--- start of Data shown ---

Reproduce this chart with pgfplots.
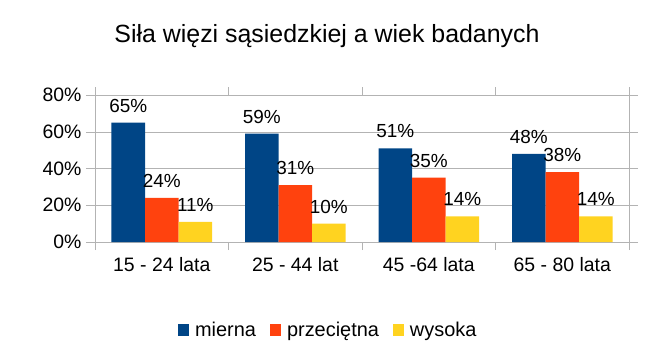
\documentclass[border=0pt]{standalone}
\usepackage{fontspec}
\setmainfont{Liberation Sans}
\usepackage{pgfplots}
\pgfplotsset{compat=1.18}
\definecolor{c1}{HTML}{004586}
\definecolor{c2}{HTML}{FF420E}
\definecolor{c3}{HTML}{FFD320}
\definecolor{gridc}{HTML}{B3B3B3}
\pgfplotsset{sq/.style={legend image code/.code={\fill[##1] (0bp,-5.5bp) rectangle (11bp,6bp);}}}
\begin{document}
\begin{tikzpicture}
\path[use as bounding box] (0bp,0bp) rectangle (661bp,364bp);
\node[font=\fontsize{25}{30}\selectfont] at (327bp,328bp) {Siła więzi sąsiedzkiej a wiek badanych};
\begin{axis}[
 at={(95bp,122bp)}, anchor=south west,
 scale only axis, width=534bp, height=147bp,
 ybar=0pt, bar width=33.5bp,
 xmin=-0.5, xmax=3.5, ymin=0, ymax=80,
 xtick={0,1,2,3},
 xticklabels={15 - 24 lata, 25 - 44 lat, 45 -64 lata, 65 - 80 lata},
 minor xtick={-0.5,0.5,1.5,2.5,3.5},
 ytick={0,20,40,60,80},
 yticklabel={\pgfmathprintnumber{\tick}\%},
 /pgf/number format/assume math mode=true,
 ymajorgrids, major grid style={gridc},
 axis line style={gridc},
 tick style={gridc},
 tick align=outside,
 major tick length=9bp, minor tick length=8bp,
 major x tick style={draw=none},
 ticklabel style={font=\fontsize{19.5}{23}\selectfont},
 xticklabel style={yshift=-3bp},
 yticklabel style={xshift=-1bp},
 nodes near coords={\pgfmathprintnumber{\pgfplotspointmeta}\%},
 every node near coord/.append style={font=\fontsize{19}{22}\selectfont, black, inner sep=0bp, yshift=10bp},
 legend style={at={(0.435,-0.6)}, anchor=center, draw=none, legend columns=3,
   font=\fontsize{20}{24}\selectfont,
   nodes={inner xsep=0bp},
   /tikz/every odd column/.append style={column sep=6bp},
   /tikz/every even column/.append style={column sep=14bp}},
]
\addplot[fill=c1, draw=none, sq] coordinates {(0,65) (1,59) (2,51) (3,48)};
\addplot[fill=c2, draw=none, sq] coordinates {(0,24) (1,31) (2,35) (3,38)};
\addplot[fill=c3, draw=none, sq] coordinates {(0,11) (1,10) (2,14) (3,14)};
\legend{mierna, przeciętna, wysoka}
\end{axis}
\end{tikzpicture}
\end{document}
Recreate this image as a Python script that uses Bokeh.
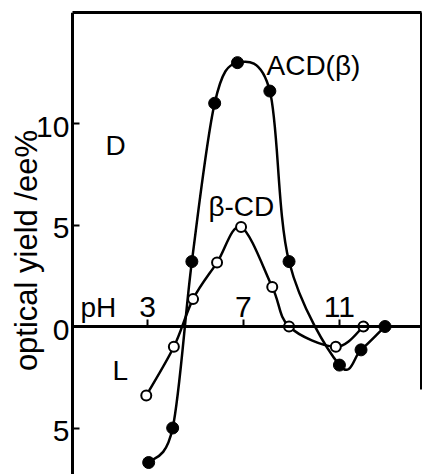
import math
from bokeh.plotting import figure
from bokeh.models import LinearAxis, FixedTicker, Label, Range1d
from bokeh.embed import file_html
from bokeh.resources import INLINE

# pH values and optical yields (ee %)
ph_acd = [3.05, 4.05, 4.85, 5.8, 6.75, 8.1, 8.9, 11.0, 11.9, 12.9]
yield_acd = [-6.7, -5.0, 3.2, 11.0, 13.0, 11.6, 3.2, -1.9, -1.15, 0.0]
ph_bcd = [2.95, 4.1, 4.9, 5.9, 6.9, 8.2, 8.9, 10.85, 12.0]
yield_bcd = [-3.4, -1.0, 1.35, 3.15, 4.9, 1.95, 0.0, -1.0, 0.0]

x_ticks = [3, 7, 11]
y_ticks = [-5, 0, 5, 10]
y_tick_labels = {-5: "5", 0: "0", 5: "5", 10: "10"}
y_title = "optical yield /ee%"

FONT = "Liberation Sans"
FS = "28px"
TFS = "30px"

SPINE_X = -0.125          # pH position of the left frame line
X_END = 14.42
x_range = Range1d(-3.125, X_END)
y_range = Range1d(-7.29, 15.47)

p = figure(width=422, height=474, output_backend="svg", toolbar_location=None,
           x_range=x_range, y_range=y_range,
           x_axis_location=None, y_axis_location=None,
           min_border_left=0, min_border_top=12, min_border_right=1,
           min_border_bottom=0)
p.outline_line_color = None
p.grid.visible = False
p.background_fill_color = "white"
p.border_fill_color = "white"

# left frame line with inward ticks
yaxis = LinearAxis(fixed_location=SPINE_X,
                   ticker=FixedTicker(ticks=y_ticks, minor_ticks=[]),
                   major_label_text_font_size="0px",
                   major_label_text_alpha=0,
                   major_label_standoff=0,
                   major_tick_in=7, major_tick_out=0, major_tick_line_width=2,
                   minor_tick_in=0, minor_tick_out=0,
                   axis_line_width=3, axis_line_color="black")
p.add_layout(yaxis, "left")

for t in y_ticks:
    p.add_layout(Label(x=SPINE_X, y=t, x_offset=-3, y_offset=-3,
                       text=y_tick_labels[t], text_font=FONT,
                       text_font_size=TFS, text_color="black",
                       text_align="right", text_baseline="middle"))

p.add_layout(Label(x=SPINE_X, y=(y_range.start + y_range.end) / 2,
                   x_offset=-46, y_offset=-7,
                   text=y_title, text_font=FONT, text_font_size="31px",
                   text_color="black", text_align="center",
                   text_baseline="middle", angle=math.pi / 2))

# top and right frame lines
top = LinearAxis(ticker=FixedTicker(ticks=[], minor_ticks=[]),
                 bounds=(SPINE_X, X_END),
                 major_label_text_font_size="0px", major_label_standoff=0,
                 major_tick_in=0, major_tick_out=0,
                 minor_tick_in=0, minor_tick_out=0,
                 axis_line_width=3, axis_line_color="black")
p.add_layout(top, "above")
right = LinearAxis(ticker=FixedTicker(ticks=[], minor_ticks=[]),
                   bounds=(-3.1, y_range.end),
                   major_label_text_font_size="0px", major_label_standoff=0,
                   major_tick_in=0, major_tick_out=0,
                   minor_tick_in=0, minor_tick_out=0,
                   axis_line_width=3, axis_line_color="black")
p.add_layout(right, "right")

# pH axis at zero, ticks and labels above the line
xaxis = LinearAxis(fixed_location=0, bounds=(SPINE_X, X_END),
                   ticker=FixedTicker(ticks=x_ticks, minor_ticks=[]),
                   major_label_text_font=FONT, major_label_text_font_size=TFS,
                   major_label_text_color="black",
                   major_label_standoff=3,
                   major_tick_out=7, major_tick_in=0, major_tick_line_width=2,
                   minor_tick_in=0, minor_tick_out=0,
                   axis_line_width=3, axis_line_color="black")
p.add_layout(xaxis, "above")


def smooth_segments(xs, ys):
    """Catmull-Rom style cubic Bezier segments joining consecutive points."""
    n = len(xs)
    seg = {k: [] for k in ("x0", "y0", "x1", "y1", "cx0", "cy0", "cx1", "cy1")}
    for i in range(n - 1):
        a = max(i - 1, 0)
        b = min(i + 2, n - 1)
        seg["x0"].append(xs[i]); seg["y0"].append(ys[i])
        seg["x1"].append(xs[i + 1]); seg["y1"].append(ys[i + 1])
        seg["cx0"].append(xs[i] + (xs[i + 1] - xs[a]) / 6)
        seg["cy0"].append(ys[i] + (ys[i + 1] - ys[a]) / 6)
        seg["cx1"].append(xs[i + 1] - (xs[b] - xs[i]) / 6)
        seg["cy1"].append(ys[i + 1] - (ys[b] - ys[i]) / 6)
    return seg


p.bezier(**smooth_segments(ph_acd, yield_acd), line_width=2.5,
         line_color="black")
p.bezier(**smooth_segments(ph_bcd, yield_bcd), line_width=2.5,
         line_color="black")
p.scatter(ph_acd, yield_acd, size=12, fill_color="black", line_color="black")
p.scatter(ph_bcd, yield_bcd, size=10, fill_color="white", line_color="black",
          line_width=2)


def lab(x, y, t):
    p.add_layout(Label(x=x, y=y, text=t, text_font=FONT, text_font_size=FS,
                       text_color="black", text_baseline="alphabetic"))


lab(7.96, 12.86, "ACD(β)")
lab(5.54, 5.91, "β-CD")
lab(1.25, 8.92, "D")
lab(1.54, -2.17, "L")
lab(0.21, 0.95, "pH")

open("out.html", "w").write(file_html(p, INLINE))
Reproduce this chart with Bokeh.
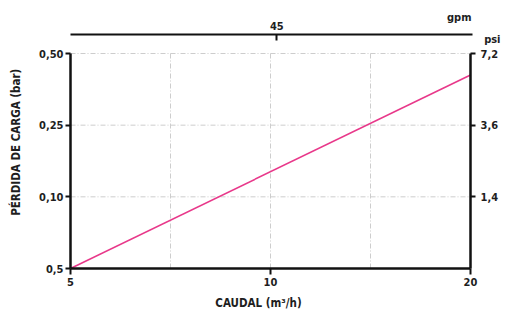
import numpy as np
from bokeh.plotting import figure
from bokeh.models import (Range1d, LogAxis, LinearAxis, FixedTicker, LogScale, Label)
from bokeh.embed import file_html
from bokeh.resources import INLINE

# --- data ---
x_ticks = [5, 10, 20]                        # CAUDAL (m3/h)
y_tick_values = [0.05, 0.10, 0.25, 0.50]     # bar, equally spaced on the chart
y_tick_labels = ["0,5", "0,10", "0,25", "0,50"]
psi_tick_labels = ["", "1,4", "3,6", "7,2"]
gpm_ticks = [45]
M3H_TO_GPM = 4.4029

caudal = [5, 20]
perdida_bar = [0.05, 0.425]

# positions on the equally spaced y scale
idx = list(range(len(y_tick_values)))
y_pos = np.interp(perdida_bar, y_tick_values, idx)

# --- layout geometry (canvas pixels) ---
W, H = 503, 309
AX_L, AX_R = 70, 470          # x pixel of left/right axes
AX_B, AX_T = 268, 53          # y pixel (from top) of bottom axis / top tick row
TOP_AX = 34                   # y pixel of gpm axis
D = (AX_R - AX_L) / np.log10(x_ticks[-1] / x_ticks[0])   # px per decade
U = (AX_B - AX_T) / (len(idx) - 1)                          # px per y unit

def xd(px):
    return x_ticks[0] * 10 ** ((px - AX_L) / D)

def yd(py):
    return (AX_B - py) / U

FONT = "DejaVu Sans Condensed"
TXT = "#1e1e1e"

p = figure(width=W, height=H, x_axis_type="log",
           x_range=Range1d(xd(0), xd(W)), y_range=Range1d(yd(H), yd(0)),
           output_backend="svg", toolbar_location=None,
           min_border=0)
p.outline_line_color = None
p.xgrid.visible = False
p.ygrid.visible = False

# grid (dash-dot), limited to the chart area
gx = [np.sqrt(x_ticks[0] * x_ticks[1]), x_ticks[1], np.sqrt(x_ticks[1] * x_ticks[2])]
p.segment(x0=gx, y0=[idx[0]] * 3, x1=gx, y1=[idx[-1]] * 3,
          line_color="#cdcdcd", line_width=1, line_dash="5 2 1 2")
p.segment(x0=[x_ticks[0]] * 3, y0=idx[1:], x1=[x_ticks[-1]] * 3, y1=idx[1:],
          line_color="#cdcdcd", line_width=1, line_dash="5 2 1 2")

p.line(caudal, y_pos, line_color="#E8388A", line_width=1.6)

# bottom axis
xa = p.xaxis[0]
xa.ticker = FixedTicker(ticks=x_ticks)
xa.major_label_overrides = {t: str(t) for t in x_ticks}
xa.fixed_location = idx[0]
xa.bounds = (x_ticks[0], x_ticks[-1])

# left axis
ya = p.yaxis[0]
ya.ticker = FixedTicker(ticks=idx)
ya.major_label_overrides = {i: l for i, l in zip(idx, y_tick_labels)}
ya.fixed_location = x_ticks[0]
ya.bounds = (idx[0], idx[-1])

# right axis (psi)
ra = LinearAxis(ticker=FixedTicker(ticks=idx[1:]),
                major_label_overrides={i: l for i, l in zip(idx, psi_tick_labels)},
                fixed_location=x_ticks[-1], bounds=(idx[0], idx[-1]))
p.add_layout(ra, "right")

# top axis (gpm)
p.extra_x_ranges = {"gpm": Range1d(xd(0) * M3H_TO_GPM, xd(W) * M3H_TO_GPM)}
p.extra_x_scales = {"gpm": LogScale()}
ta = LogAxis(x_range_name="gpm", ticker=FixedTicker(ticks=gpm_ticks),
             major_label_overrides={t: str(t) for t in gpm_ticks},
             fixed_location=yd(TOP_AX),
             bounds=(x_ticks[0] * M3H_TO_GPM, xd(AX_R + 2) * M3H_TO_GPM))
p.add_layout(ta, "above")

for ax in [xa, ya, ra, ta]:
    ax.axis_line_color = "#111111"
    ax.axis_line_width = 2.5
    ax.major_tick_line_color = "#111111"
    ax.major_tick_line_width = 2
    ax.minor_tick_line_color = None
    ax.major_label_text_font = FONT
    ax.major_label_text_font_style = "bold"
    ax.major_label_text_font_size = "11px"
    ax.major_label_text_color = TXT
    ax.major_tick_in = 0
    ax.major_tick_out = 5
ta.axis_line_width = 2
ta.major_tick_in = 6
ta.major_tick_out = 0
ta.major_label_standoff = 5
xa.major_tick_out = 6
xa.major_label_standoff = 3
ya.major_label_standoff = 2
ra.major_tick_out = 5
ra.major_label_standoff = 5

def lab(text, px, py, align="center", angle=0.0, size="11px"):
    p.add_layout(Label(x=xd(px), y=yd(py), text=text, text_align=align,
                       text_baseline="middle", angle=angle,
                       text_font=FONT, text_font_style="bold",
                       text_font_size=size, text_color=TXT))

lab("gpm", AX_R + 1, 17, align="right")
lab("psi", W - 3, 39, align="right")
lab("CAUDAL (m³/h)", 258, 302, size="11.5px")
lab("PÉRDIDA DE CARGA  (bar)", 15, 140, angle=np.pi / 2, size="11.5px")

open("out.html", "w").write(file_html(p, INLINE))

--- end of Data shown ---

## Stated problem
Among the lines of the material, find those that hold the word "this" and copy them.

## Exercise solution
Reproduce this chart with pgfplots.
Recreate this image as a Python script that uses Bokeh.
Reproduce this chart with Bokeh.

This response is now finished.